Masalah tunggakan gaji bulan Oktober 2016 karyawan PT Energi Mega Persada Tbk hingga kini belum bisa teratasi. Satuan Kerja Khusus Pelaksana Kegiatan Usaha Hulu Minyak dan Gas Bumi (SKK Migas) mengaku kesulitan membantu mencarikan solusi permasalahan tersebut.
Kepala Humas SKK Migas Taslim Z. Yunus mengatakan, gaji karyawan memang termasuk dalam komponen cost recovery atau biaya talangan kontraktor migas yang diganti oleh pemerintah. Pembayaran cost recovery ini dilakukan bukan dalam bentuk dana tunai, melainkan bagi hasil minyak atau gas.
Cost recovery ini telah diberikan pemerintah dan dimasukkan dalam produksi minyak siap jual (lifting) bagian kontraktor kontrak kerja sama (KKKS). Dengan begitu, "kewajiban KKKS terhadap karyawan dan vendor itu urusan KKKS. SKK Migas hanya mengontrol melalui audit bersama BPK dan BPKP," kata dia beberapa waktu lalu.
(Baca: Perusahaan Bakrie Belum Sanggup Bayar Tunggakan Gaji Karyawan)
Bagian kontraktor, termasuk cost recovery ini merupakan hak kontraktor untuk menjualnya. Sehingga SKK Migas tidak bisa mengintervensi kontraktor akan menggunakan atau menjual ke mana bagiannya tersebut. Bisa saja kontraktor tersebut telah memiliki kontrak jangka panjang untuk menjual bagiannya tersebut kepada pihak lain, yang pembayarannya sudah dilakukan di muka.
Selama ini Energi Mega Persada (EMP) menggunakan lifting ini sendiri, tanpa melalui PT Pertamina (Persero). Sehingga jika ada keterlambatan pembayaran atas minyak atau gas ini, SKK Migas sulit untuk membantu menagih pembayarannya. "Kalau misalkan Pertamina sebagai offtakernya, kami bisa tanya ke Pertamina berapa jumlahnya," ujarnya beberapa waktu lalu.
Taslim menyatakan SKK Migas akan tetap mengupayakan agar masalah tunggakan gaji karyawan EMP bisa teratasi.

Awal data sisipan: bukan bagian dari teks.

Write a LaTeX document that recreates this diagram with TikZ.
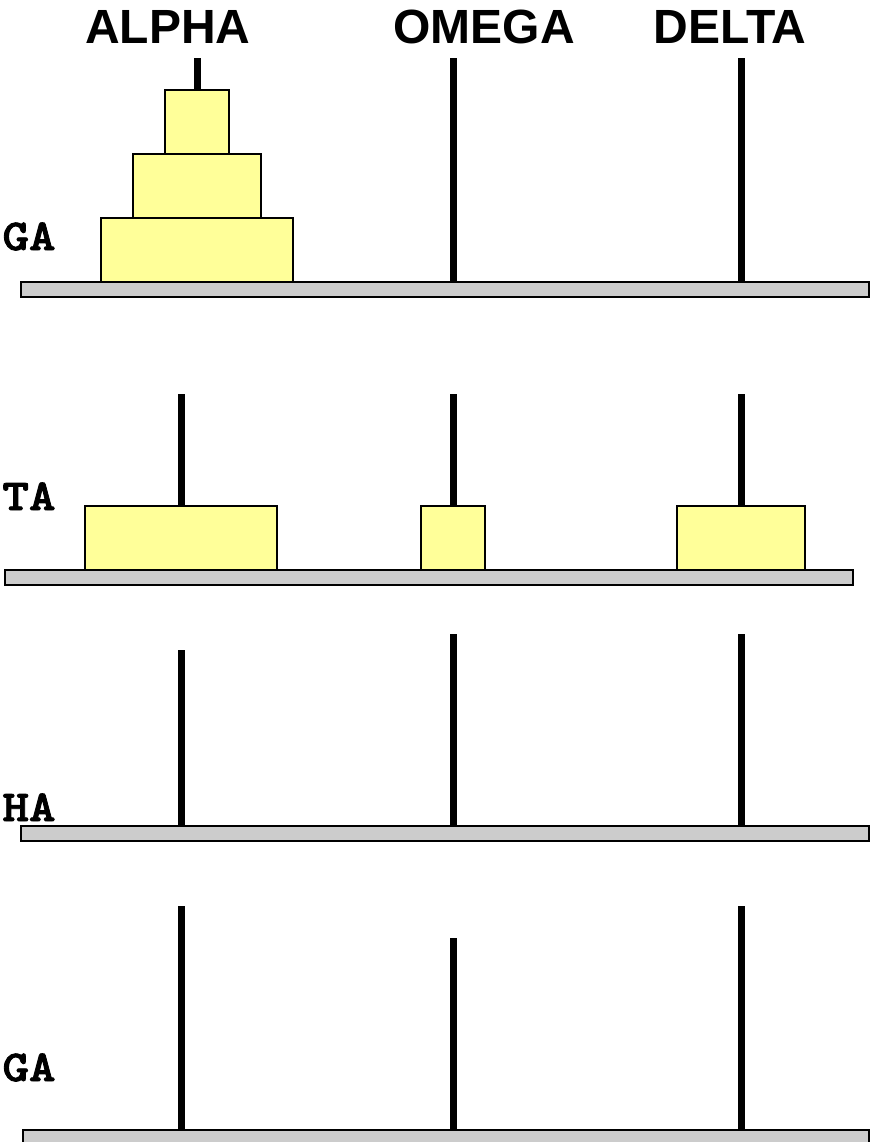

SKK Migas akan segera memanggil manajemen EMP untuk menyelesaikan kewajiban pembayaran tunggakan ini.
SKK Migas juga akan mendorong EMP menjual hasil liftingnya kepada Pertamina agar pembukuan keuangannya bisa diketahui SKK Migas. "Seperti beberapa KKKS yang lain itu kita bisa stok uang (hasil lifting) ke Pertamina," kata dia.
Menurut Taslim, salah satu penyebab EMP menunggak pembayaran gaji karyawannya lantaran kondisi keuangan perusahaan tersebut yang sedang menurun. Seperti diketahui, Sejak Januari hingga September 2016, EMP hanya mampu meraup pendapatan sebesar US$ 391 juta atau turun 37 persen dari pendapatan tahun lalu yang mencapai US$ 624 juta.
(Baca: Harga Minyak Rendah, Pendapatan Energi Mega Merosot 37 Persen)
Akibat pendapatan yang turun, EMP pun membukukan laba sebelum bunga, pajak, depresiasi dan mortisasi (EBITDA) lebih rendah dari tahun lalu. Sepanjang sembilan bulan pertama tahun ini, EBITDA EMP mencapai US$ 207 juta, jauh lebih rendah dibandingkan periode yang sama tahun lalu sebesar US$ 339 juta.
Di sisi lain, produksi migas EMP hingga September 2016 juga mengalami penurunan. Hingga September 2016, perusahaan yang berafiliasi dengan Grup Bakrie ini hanya memproduksi 42,3 ribu barel setara minyak (mboepd).
Padahal tahun lalu, produksi migas perusahaan ini mencapai 46,6 mboepd. Bahkan tahun depan target produksi EMP sekitar 40 mboepd. Penyebabnya ada beberapa lapangan yang produksinya menurun, seperti Blok Malacca Straits. Di blok ini EMP bertindak sebagai operator dengan hak kelola 60,49 persen.